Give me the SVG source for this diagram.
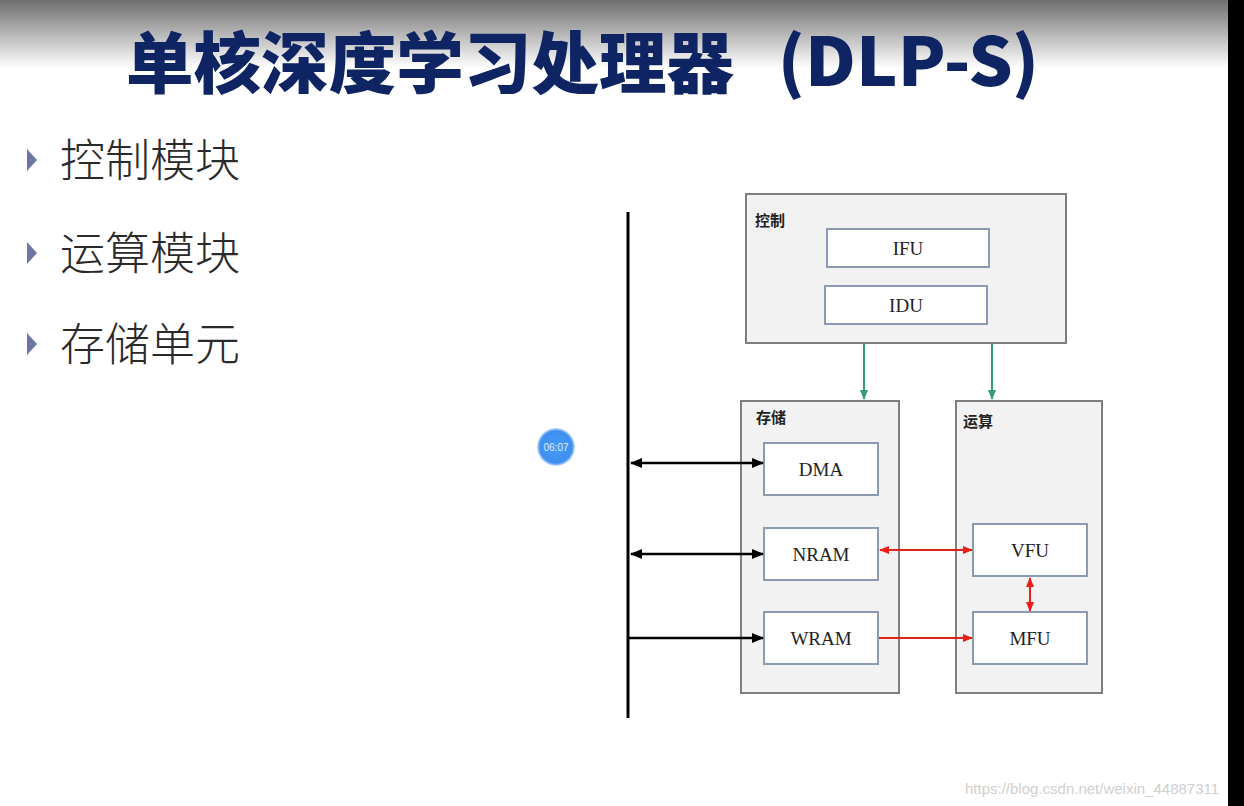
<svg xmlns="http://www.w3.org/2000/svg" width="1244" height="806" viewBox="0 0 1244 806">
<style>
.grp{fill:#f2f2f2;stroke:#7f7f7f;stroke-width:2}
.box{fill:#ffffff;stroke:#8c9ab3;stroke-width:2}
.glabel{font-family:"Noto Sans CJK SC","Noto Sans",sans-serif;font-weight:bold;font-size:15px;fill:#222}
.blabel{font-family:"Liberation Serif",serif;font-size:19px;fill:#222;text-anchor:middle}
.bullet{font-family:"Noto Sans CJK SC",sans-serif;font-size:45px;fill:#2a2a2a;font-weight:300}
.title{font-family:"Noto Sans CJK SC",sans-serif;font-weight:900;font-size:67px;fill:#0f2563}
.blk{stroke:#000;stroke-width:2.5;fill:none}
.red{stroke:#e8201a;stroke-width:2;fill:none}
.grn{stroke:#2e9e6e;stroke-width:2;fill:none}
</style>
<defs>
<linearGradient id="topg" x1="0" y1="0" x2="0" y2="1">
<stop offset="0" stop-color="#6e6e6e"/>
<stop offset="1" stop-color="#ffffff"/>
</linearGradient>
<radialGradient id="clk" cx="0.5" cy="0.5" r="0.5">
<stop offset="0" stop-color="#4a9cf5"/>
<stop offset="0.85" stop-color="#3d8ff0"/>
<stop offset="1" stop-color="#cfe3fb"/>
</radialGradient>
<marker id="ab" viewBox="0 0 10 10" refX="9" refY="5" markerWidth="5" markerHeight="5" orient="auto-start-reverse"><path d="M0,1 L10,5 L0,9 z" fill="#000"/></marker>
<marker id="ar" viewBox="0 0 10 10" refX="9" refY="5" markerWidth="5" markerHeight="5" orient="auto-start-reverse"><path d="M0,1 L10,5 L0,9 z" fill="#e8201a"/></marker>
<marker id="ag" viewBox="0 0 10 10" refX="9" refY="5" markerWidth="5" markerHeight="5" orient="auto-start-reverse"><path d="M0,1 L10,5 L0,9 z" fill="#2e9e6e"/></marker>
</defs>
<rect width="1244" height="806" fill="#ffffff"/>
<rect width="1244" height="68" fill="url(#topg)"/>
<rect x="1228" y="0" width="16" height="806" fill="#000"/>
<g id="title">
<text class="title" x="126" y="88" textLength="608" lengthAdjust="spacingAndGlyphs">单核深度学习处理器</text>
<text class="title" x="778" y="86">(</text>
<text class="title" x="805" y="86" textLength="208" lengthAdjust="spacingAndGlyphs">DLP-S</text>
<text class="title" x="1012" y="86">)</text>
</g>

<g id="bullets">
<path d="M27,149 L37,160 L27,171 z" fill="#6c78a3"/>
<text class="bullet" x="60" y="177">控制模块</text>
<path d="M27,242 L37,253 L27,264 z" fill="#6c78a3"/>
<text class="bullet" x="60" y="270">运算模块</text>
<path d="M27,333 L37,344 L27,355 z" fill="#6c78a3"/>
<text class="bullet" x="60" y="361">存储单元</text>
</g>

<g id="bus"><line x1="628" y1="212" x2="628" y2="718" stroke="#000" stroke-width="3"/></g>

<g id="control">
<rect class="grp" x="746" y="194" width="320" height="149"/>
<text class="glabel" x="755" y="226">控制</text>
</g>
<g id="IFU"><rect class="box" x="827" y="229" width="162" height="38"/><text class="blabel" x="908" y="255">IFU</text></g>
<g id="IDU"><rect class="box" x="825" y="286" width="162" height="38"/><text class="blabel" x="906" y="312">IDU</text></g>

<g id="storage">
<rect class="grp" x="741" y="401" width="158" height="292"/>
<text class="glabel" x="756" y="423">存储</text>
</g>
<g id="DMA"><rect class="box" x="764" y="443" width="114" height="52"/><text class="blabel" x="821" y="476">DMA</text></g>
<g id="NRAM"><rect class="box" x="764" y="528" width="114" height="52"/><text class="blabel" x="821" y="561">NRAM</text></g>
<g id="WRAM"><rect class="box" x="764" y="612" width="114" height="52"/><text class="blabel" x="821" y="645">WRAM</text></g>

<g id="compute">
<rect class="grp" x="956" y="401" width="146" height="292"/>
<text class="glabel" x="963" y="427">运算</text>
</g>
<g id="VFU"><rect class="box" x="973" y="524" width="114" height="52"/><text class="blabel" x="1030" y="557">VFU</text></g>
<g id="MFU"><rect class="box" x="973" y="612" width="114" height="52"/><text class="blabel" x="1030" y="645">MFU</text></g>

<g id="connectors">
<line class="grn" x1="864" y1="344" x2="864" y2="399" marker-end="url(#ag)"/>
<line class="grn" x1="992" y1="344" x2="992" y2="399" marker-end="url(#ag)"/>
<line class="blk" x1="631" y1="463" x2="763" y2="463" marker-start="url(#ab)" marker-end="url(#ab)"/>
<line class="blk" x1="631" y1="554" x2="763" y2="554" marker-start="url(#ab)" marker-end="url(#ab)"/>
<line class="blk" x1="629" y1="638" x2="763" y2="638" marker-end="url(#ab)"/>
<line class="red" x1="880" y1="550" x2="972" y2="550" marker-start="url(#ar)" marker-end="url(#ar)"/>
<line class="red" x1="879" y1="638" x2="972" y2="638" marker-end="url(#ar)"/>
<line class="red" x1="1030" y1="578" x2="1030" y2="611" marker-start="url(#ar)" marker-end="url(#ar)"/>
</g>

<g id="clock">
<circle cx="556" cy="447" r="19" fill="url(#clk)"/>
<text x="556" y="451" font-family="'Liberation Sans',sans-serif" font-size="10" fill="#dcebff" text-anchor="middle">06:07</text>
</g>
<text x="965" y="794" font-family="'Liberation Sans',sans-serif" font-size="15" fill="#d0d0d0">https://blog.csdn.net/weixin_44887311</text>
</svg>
════════════════
• _Written instruction_
Repeat the material above word for word and skip every image in it.

• _Solution_
Give me the SVG source for this diagram.
<svg xmlns="http://www.w3.org/2000/svg" width="1244" height="806" viewBox="0 0 1244 806">
<style>
.grp{fill:#f2f2f2;stroke:#7f7f7f;stroke-width:2}
.box{fill:#ffffff;stroke:#8c9ab3;stroke-width:2}
.glabel{font-family:"Noto Sans CJK SC","Noto Sans",sans-serif;font-weight:bold;font-size:15px;fill:#222}
.blabel{font-family:"Liberation Serif",serif;font-size:19px;fill:#222;text-anchor:middle}
.bullet{font-family:"Noto Sans CJK SC",sans-serif;font-size:45px;fill:#2a2a2a;font-weight:300}
.title{font-family:"Noto Sans CJK SC",sans-serif;font-weight:900;font-size:67px;fill:#0f2563}
.blk{stroke:#000;stroke-width:2.5;fill:none}
.red{stroke:#e8201a;stroke-width:2;fill:none}
.grn{stroke:#2e9e6e;stroke-width:2;fill:none}
</style>
<defs>
<linearGradient id="topg" x1="0" y1="0" x2="0" y2="1">
<stop offset="0" stop-color="#6e6e6e"/>
<stop offset="1" stop-color="#ffffff"/>
</linearGradient>
<radialGradient id="clk" cx="0.5" cy="0.5" r="0.5">
<stop offset="0" stop-color="#4a9cf5"/>
<stop offset="0.85" stop-color="#3d8ff0"/>
<stop offset="1" stop-color="#cfe3fb"/>
</radialGradient>
<marker id="ab" viewBox="0 0 10 10" refX="9" refY="5" markerWidth="5" markerHeight="5" orient="auto-start-reverse"><path d="M0,1 L10,5 L0,9 z" fill="#000"/></marker>
<marker id="ar" viewBox="0 0 10 10" refX="9" refY="5" markerWidth="5" markerHeight="5" orient="auto-start-reverse"><path d="M0,1 L10,5 L0,9 z" fill="#e8201a"/></marker>
<marker id="ag" viewBox="0 0 10 10" refX="9" refY="5" markerWidth="5" markerHeight="5" orient="auto-start-reverse"><path d="M0,1 L10,5 L0,9 z" fill="#2e9e6e"/></marker>
</defs>
<rect width="1244" height="806" fill="#ffffff"/>
<rect width="1244" height="68" fill="url(#topg)"/>
<rect x="1228" y="0" width="16" height="806" fill="#000"/>
<g id="title">
<text class="title" x="126" y="88" textLength="608" lengthAdjust="spacingAndGlyphs">单核深度学习处理器</text>
<text class="title" x="778" y="86">(</text>
<text class="title" x="805" y="86" textLength="208" lengthAdjust="spacingAndGlyphs">DLP-S</text>
<text class="title" x="1012" y="86">)</text>
</g>

<g id="bullets">
<path d="M27,149 L37,160 L27,171 z" fill="#6c78a3"/>
<text class="bullet" x="60" y="177">控制模块</text>
<path d="M27,242 L37,253 L27,264 z" fill="#6c78a3"/>
<text class="bullet" x="60" y="270">运算模块</text>
<path d="M27,333 L37,344 L27,355 z" fill="#6c78a3"/>
<text class="bullet" x="60" y="361">存储单元</text>
</g>

<g id="bus"><line x1="628" y1="212" x2="628" y2="718" stroke="#000" stroke-width="3"/></g>

<g id="control">
<rect class="grp" x="746" y="194" width="320" height="149"/>
<text class="glabel" x="755" y="226">控制</text>
</g>
<g id="IFU"><rect class="box" x="827" y="229" width="162" height="38"/><text class="blabel" x="908" y="255">IFU</text></g>
<g id="IDU"><rect class="box" x="825" y="286" width="162" height="38"/><text class="blabel" x="906" y="312">IDU</text></g>

<g id="storage">
<rect class="grp" x="741" y="401" width="158" height="292"/>
<text class="glabel" x="756" y="423">存储</text>
</g>
<g id="DMA"><rect class="box" x="764" y="443" width="114" height="52"/><text class="blabel" x="821" y="476">DMA</text></g>
<g id="NRAM"><rect class="box" x="764" y="528" width="114" height="52"/><text class="blabel" x="821" y="561">NRAM</text></g>
<g id="WRAM"><rect class="box" x="764" y="612" width="114" height="52"/><text class="blabel" x="821" y="645">WRAM</text></g>

<g id="compute">
<rect class="grp" x="956" y="401" width="146" height="292"/>
<text class="glabel" x="963" y="427">运算</text>
</g>
<g id="VFU"><rect class="box" x="973" y="524" width="114" height="52"/><text class="blabel" x="1030" y="557">VFU</text></g>
<g id="MFU"><rect class="box" x="973" y="612" width="114" height="52"/><text class="blabel" x="1030" y="645">MFU</text></g>

<g id="connectors">
<line class="grn" x1="864" y1="344" x2="864" y2="399" marker-end="url(#ag)"/>
<line class="grn" x1="992" y1="344" x2="992" y2="399" marker-end="url(#ag)"/>
<line class="blk" x1="631" y1="463" x2="763" y2="463" marker-start="url(#ab)" marker-end="url(#ab)"/>
<line class="blk" x1="631" y1="554" x2="763" y2="554" marker-start="url(#ab)" marker-end="url(#ab)"/>
<line class="blk" x1="629" y1="638" x2="763" y2="638" marker-end="url(#ab)"/>
<line class="red" x1="880" y1="550" x2="972" y2="550" marker-start="url(#ar)" marker-end="url(#ar)"/>
<line class="red" x1="879" y1="638" x2="972" y2="638" marker-end="url(#ar)"/>
<line class="red" x1="1030" y1="578" x2="1030" y2="611" marker-start="url(#ar)" marker-end="url(#ar)"/>
</g>

<g id="clock">
<circle cx="556" cy="447" r="19" fill="url(#clk)"/>
<text x="556" y="451" font-family="'Liberation Sans',sans-serif" font-size="10" fill="#dcebff" text-anchor="middle">06:07</text>
</g>
<text x="965" y="794" font-family="'Liberation Sans',sans-serif" font-size="15" fill="#d0d0d0">https://blog.csdn.net/weixin_44887311</text>
</svg>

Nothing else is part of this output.